Educando a la mujer se la conduce, es un ser humano y es atributo de sus derechos fundamentales, por las veredas de un camino del bienestar económico e intelectual. De una ruta voluntaria a cuyo fin se pueda llegar hasta donde sea posible pues las herramientas están en sus manos. Así resultaba en aquel mundo del exilio de la Venezuela de mi juventud, que conoció años admirables de desarrollo democrático. No se nos limitaba la vida a vivir pisando tierra, se la ampliaba hasta llegar a las estrellas.

La vieja generación, pocas consiguieron ser maestras, modistas notables, profesoras de piano... pero quisieron más para sus hijas y lo lograron con el sacrificio personal de la administración de los escasos recursos que manejaban. A veces hablaban de abuelas emprendedoras, capaces en medio de las muchas guerras que padeció el país y alcanzaban siglo y medio. Que el exilio del 36 era uno más de cuantos habían compartido con sus hombres, que comulgaban con ellos del derecho que nos asistía a los baskos, como a los demás pueblos del mundo, a mantener lengua, usos y costumbres propios. Y en nuestro caso, leyes admirables que dictaban tácitamente la igualdad entre sexos, de tenencia de propiedades y negocios, establecido, entre otros, en el Fuero de Lizarra a principios del milenio.
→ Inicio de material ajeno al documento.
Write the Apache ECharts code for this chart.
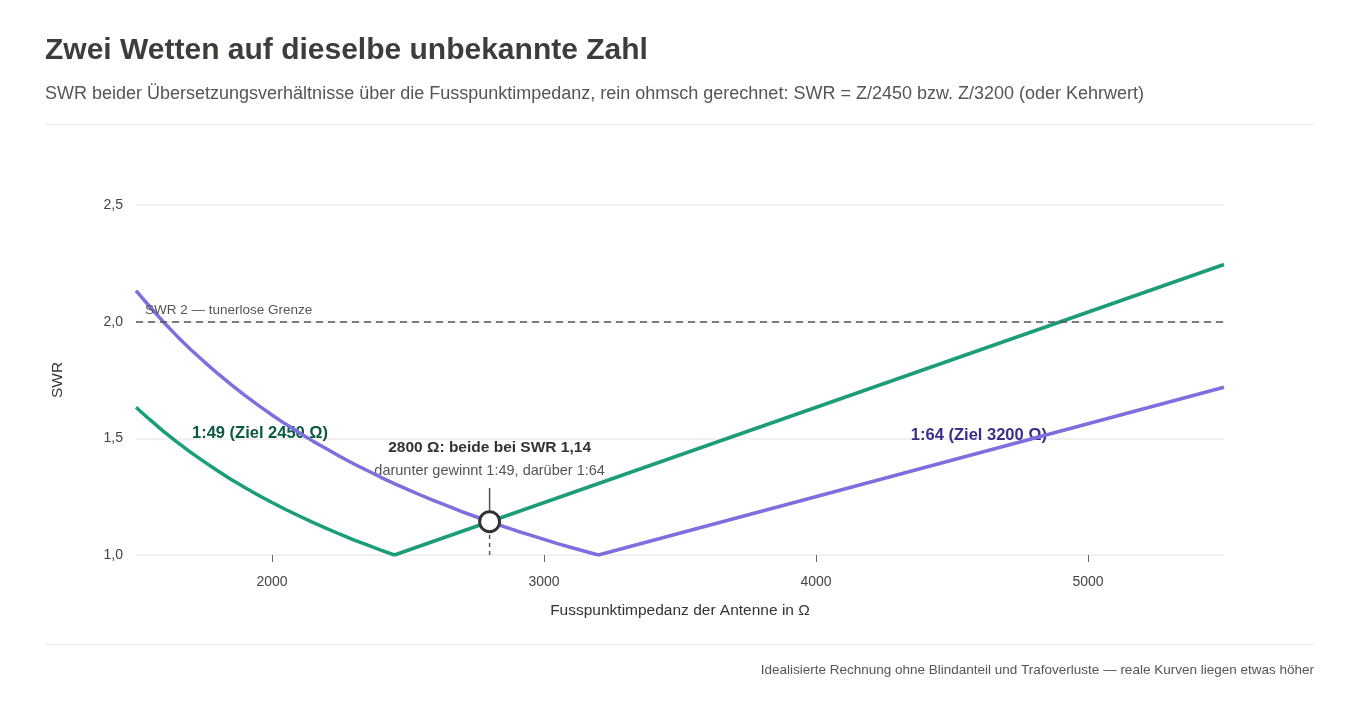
<!DOCTYPE html>
<html>
<head>
<meta charset="utf-8">
<script src="https://cdn.jsdelivr.net/npm/echarts@6/dist/echarts.min.js"></script>
<style>
  html, body { margin: 0; padding: 0; background: #fff; }
  #chart { width: 1360px; height: 703px; }
</style>
</head>
<body>
<div id="chart"></div>
<script>
// Fusspunktimpedanz (Ohm) und SWR-Werte
var z49 = [1500, 1550, 1600, 1650, 1700, 1750, 1800, 1850, 1900, 1950, 2000, 2050, 2100, 2150, 2200, 2250, 2300, 2350, 2400, 2450, 5500];
var swr49 = [1.633, 1.581, 1.531, 1.485, 1.441, 1.4, 1.361, 1.324, 1.289, 1.256, 1.225, 1.195, 1.167, 1.14, 1.114, 1.089, 1.065, 1.043, 1.021, 1.0, 2.245];

var z64 = [1500, 1550, 1600, 1650, 1700, 1750, 1800, 1850, 1900, 1950, 2000, 2050, 2100, 2150, 2200, 2250, 2300, 2350, 2400, 2450, 2500, 2550, 2600, 2650, 2700, 2750, 2800, 2850, 2900, 2950, 3000, 3050, 3100, 3150, 3200, 5500];
var swr64 = [2.133, 2.065, 2.0, 1.939, 1.882, 1.829, 1.778, 1.73, 1.684, 1.641, 1.6, 1.561, 1.524, 1.488, 1.455, 1.422, 1.391, 1.362, 1.333, 1.306, 1.28, 1.255, 1.231, 1.208, 1.185, 1.164, 1.143, 1.123, 1.103, 1.085, 1.067, 1.049, 1.032, 1.016, 1.0, 1.719];

var crossZ = 2800;
var crossSwr = 1.143;
var limitSwr = 2;

var xTicks = [2000, 3000, 4000, 5000];
var yTicks = [1.0, 1.5, 2.0, 2.5];

var green = '#1b9e77';
var purple = '#7d70de';

function pairs(xs, ys) {
    return xs.map(function (x, i) { return [x, ys[i]]; });
}

var chart = echarts.init(document.getElementById('chart'));
var font = 'Liberation Sans, Arial, Helvetica, sans-serif';

var option = {
    animation: false,
    textStyle: { fontFamily: font },
    title: [
        {
            text: 'Zwei Wetten auf dieselbe unbekannte Zahl',
            left: 40, top: 31,
            textStyle: { fontSize: 30, fontWeight: 'bold', color: '#3d3d3a', fontFamily: font }
        },
        {
            text: 'SWR beider Übersetzungsverhältnisse über die Fusspunktimpedanz, rein ohmsch gerechnet: SWR = Z/2450 bzw. Z/3200 (oder Kehrwert)',
            left: 40, top: 80,
            textStyle: { fontSize: 18, fontWeight: 'normal', color: '#555', fontFamily: font }
        },
        {
            text: 'Idealisierte Rechnung ohne Blindanteil und Trafoverluste — reale Kurven liegen etwas höher',
            right: 41, top: 658,
            textStyle: { fontSize: 13.5, fontWeight: 'normal', color: '#555', fontFamily: font }
        }
    ],
    graphic: [
        { type: 'line', shape: { x1: 45, y1: 124.5, x2: 1314, y2: 124.5 }, style: { stroke: '#eeede9', lineWidth: 1.5 } },
        { type: 'line', shape: { x1: 45, y1: 644.5, x2: 1314, y2: 644.5 }, style: { stroke: '#eeede9', lineWidth: 1.5 } }
    ],
    grid: { left: 136, right: 136, top: 205, bottom: 148 },
    xAxis: {
        type: 'value',
        min: 1500,
        max: 5500,
        name: 'Fusspunktimpedanz der Antenne in Ω',
        nameLocation: 'middle',
        nameGap: 48,
        nameTextStyle: { fontSize: 15.5, color: '#333' },
        axisLine: { show: false },
        axisTick: { show: true, customValues: xTicks, length: 7, lineStyle: { color: '#666' } },
        axisLabel: {
            customValues: xTicks, fontSize: 14, color: '#444', margin: 20,
            formatter: function (v) { return String(v); }
        },
        splitLine: { show: false }
    },
    yAxis: {
        type: 'value',
        min: 1,
        max: 2.5,
        interval: 0.5,
        name: 'SWR',
        nameLocation: 'middle',
        nameGap: 70,
        nameTextStyle: { fontSize: 15.5, color: '#333' },
        axisLine: { show: false },
        axisTick: { show: false },
        axisLabel: {
            fontSize: 14, color: '#444', margin: 13,
            formatter: function (v) { return v.toFixed(1).replace('.', ','); }
        },
        splitLine: { lineStyle: { color: '#efede8', width: 1.5 } }
    },
    series: [
        {
            name: '1:49',
            type: 'line',
            data: pairs(z49, swr49),
            showSymbol: false,
            lineStyle: { color: green, width: 3.5 },
            itemStyle: { color: green },
            z: 3,
            markLine: {
                silent: true,
                symbol: 'none',
                lineStyle: { color: '#555', type: [7, 5], width: 1.5 },
                label: {
                    show: true,
                    position: 'insideStartTop',
                    formatter: 'SWR 2 — tunerlose Grenze',
                    fontSize: 13.5,
                    color: '#555',
                    distance: [9, 4]
                },
                data: [{ yAxis: limitSwr }]
            }
        },
        {
            name: '1:64',
            type: 'line',
            data: pairs(z64, swr64),
            showSymbol: false,
            lineStyle: { color: purple, width: 3.5 },
            itemStyle: { color: purple },
            z: 3
        },
        {
            // Hilfslinie unter dem Schnittpunkt
            type: 'line',
            data: [[crossZ, 1], [crossZ, crossSwr]],
            showSymbol: false,
            silent: true,
            lineStyle: { color: '#555', width: 1.5, type: [4, 4] },
            z: 4
        },
        {
            // Hilfslinie über dem Schnittpunkt
            type: 'line',
            data: [[crossZ, crossSwr], [crossZ, 1.287]],
            showSymbol: false,
            silent: true,
            lineStyle: { color: '#555', width: 1.5 },
            z: 4
        },
        {
            type: 'scatter',
            data: [[crossZ, crossSwr]],
            symbolSize: 20,
            silent: true,
            itemStyle: { color: '#ffffff', borderColor: '#333', borderWidth: 3, opacity: 1 },
            z: 6
        },
        {
            type: 'scatter',
            symbolSize: 0,
            silent: true,
            itemStyle: { opacity: 1 },
            z: 2,
            data: [
                {
                    value: [crossZ, 1.30],
                    label: {
                        show: true,
                        position: 'top',
                        distance: 3,
                        align: 'center',
                        formatter: '{a|2800 Ω: beide bei SWR 1,14}\n{b|darunter gewinnt 1:49, darüber 1:64}',
                        rich: {
                            a: { fontSize: 15.5, fontWeight: 'bold', color: '#333', lineHeight: 24, align: 'center' },
                            b: { fontSize: 14.5, color: '#555', lineHeight: 22, align: 'center' }
                        }
                    }
                },
                {
                    value: [1956, 1.523],
                    label: {
                        show: true, position: 'inside',
                        formatter: '1:49 (Ziel 2450 Ω)',
                        fontSize: 16.5, fontWeight: 'bold', color: '#0b5a42',
                        textBorderWidth: 0
                    }
                },
                {
                    value: [4599, 1.514],
                    label: {
                        show: true, position: 'inside',
                        formatter: '1:64 (Ziel 3200 Ω)',
                        fontSize: 16.5, fontWeight: 'bold', color: '#3a2d8b',
                        textBorderWidth: 0
                    }
                }
            ]
        }
    ]
};

chart.setOption(option);
</script>
</body>
</html>
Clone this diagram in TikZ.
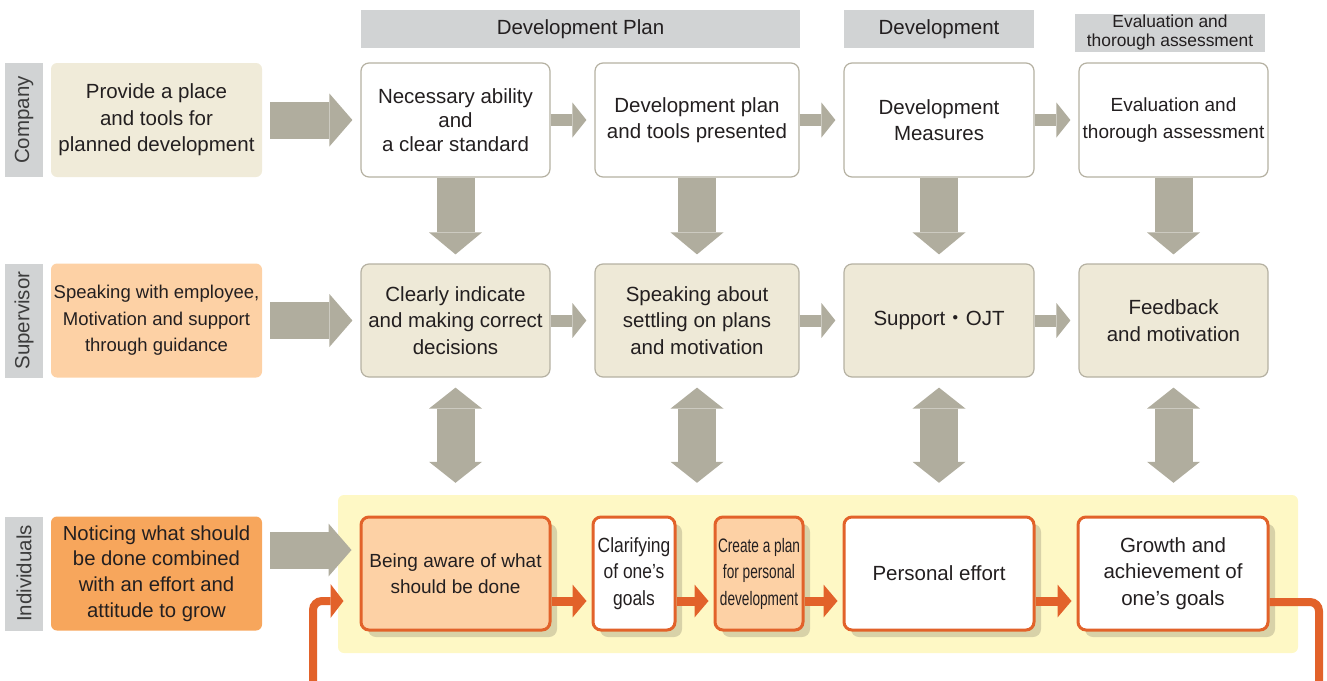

Somos un pueblo con una digna historia igualitaria, pero nos ha costado contarla. Hora y tiempo toca de exhibir la dignidad que nos configura y nos ha alejado del terrible diagnóstico de la mujer la pata quebrada y en casa. En Una carta a la mujer vasca de Vicente Amezaga, prólogo a mi viejo libro, hace mención del asombro de Estrabon por la forma igualitaria que los baskones, rudos hombres del bosque, trataban a sus mujeres, y nos traslada los versos del gran poeta Tirso de Molina (Gabriel Tellez, S. XVII) a quien curiosamente se le atribuye el mito de Don Juan, en relación a las mujeres baskas… que, aunque diversas en sexo y nombre, en guerra y paz iguala a los hombres.